[Aim] Write every line out verbatim and omit the pictures.

[Data excerpt]
-- start --

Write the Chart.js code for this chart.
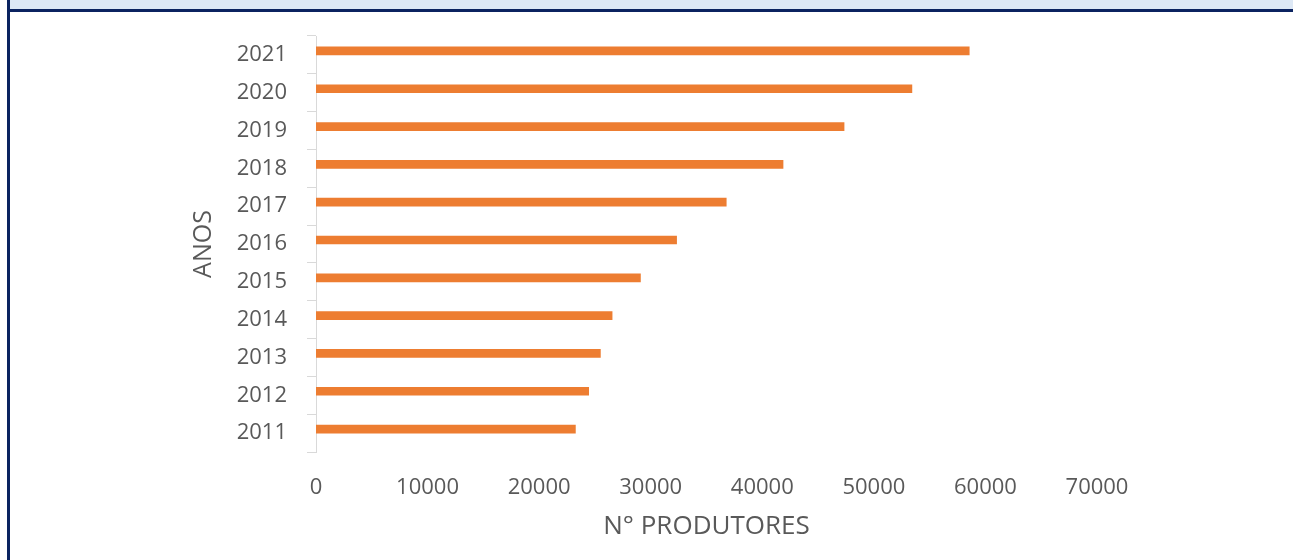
<!DOCTYPE html>
<html>
<head>
<meta charset="utf-8">
<script src="https://cdn.jsdelivr.net/npm/chart.js@4/dist/chart.umd.min.js"></script>
<style>
  html, body { margin: 0; padding: 0; background: #ffffff; }
  #wrap { position: relative; width: 1293px; height: 560px; overflow: hidden; }
  #band { position: absolute; left: 7px; top: 0; width: 1286px; height: 9px; background: #dde8f5; }
  #topLine { position: absolute; left: 7px; top: 9px; width: 1286px; height: 3px; background: #0b2360; }
  #leftLine { position: absolute; left: 7px; top: 0; width: 3px; height: 560px; background: #0b2360; }
  #chartBox { position: absolute; left: 0; top: 0; width: 1293px; height: 560px; }
</style>
</head>
<body>
<div id="wrap">
  <div id="band"></div>
  <div id="topLine"></div>
  <div id="leftLine"></div>
  <div id="chartBox"><canvas id="produtoresChart"></canvas></div>
</div>
<script>
const anos = ['2011', '2012', '2013', '2014', '2015', '2016', '2017', '2018', '2019', '2020', '2021'];
const produtores = [23250, 24440, 25490, 26540, 29080, 32320, 36770, 41860, 47330, 53410, 58550];
const xTicks = [0, 10000, 20000, 30000, 40000, 50000, 60000, 70000];

const textColor = '#595959';
const fontFamily = '"Open Sans", sans-serif';

document.addEventListener('DOMContentLoaded', function () {
  createChart();
});

function createChart() {
  const ctx = document.getElementById('produtoresChart');
  new Chart(ctx, {
    type: 'bar',
    data: {
      labels: anos,
      datasets: [{
        label: 'N° Produtores',
        data: produtores,
        backgroundColor: '#ed7d31',
        barThickness: 8,
        categoryPercentage: 0.48,
        borderWidth: 0
      }, {
        // serie vazia, como no Excel: empurra as barras um pouco para cima
        label: '',
        data: [],
        barThickness: 8,
        categoryPercentage: 0.48
      }]
    },
    options: {
      indexAxis: 'y',
      responsive: true,
      maintainAspectRatio: false,
      animation: false,
      plugins: {
        legend: { display: false },
        tooltip: { enabled: false }
      },
      layout: { padding: { left: 180, right: 196, top: 36, bottom: 0 } },
      scales: {
        x: {
          min: xTicks[0],
          max: xTicks[xTicks.length - 1],
          afterBuildTicks: scale => { scale.ticks = xTicks.map(v => ({ value: v })); },
          afterFit: scale => { scale.height = 108; },
          grid: { display: false },
          border: { display: false },
          ticks: {
            color: textColor,
            padding: 15,
            maxRotation: 0,
            callback: value => String(value),
            font: { family: fontFamily, size: 22 }
          },
          title: {
            display: true,
            text: 'N° PRODUTORES',
            color: textColor,
            padding: { top: 0, bottom: 18 },
            font: { family: fontFamily, size: 26 }
          }
        },
        y: {
          reverse: true,
          afterFit: scale => { scale.width = 136; },
          grid: {
            drawOnChartArea: false,
            drawTicks: true,
            tickLength: 9,
            color: '#d9d9d9',
            offset: true
          },
          border: { display: true, color: '#d9d9d9', width: 1 },
          ticks: {
            color: textColor,
            padding: 20,
            font: { family: fontFamily, size: 22 }
          },
          title: {
            display: true,
            text: 'ANOS',
            color: textColor,
            padding: { top: 9, bottom: 0 },
            font: { family: fontFamily, size: 25 }
          }
        }
      }
    }
  });
}
</script>
</body>
</html>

-- end --

[Answer below]
Write the Chart.js code for this chart.
<!DOCTYPE html>
<html>
<head>
<meta charset="utf-8">
<script src="https://cdn.jsdelivr.net/npm/chart.js@4/dist/chart.umd.min.js"></script>
<style>
  html, body { margin: 0; padding: 0; background: #ffffff; }
  #wrap { position: relative; width: 1293px; height: 560px; overflow: hidden; }
  #band { position: absolute; left: 7px; top: 0; width: 1286px; height: 9px; background: #dde8f5; }
  #topLine { position: absolute; left: 7px; top: 9px; width: 1286px; height: 3px; background: #0b2360; }
  #leftLine { position: absolute; left: 7px; top: 0; width: 3px; height: 560px; background: #0b2360; }
  #chartBox { position: absolute; left: 0; top: 0; width: 1293px; height: 560px; }
</style>
</head>
<body>
<div id="wrap">
  <div id="band"></div>
  <div id="topLine"></div>
  <div id="leftLine"></div>
  <div id="chartBox"><canvas id="produtoresChart"></canvas></div>
</div>
<script>
const anos = ['2011', '2012', '2013', '2014', '2015', '2016', '2017', '2018', '2019', '2020', '2021'];
const produtores = [23250, 24440, 25490, 26540, 29080, 32320, 36770, 41860, 47330, 53410, 58550];
const xTicks = [0, 10000, 20000, 30000, 40000, 50000, 60000, 70000];

const textColor = '#595959';
const fontFamily = '"Open Sans", sans-serif';

document.addEventListener('DOMContentLoaded', function () {
  createChart();
});

function createChart() {
  const ctx = document.getElementById('produtoresChart');
  new Chart(ctx, {
    type: 'bar',
    data: {
      labels: anos,
      datasets: [{
        label: 'N° Produtores',
        data: produtores,
        backgroundColor: '#ed7d31',
        barThickness: 8,
        categoryPercentage: 0.48,
        borderWidth: 0
      }, {
        // serie vazia, como no Excel: empurra as barras um pouco para cima
        label: '',
        data: [],
        barThickness: 8,
        categoryPercentage: 0.48
      }]
    },
    options: {
      indexAxis: 'y',
      responsive: true,
      maintainAspectRatio: false,
      animation: false,
      plugins: {
        legend: { display: false },
        tooltip: { enabled: false }
      },
      layout: { padding: { left: 180, right: 196, top: 36, bottom: 0 } },
      scales: {
        x: {
          min: xTicks[0],
          max: xTicks[xTicks.length - 1],
          afterBuildTicks: scale => { scale.ticks = xTicks.map(v => ({ value: v })); },
          afterFit: scale => { scale.height = 108; },
          grid: { display: false },
          border: { display: false },
          ticks: {
            color: textColor,
            padding: 15,
            maxRotation: 0,
            callback: value => String(value),
            font: { family: fontFamily, size: 22 }
          },
          title: {
            display: true,
            text: 'N° PRODUTORES',
            color: textColor,
            padding: { top: 0, bottom: 18 },
            font: { family: fontFamily, size: 26 }
          }
        },
        y: {
          reverse: true,
          afterFit: scale => { scale.width = 136; },
          grid: {
            drawOnChartArea: false,
            drawTicks: true,
            tickLength: 9,
            color: '#d9d9d9',
            offset: true
          },
          border: { display: true, color: '#d9d9d9', width: 1 },
          ticks: {
            color: textColor,
            padding: 20,
            font: { family: fontFamily, size: 22 }
          },
          title: {
            display: true,
            text: 'ANOS',
            color: textColor,
            padding: { top: 9, bottom: 0 },
            font: { family: fontFamily, size: 25 }
          }
        }
      }
    }
  });
}
</script>
</body>
</html>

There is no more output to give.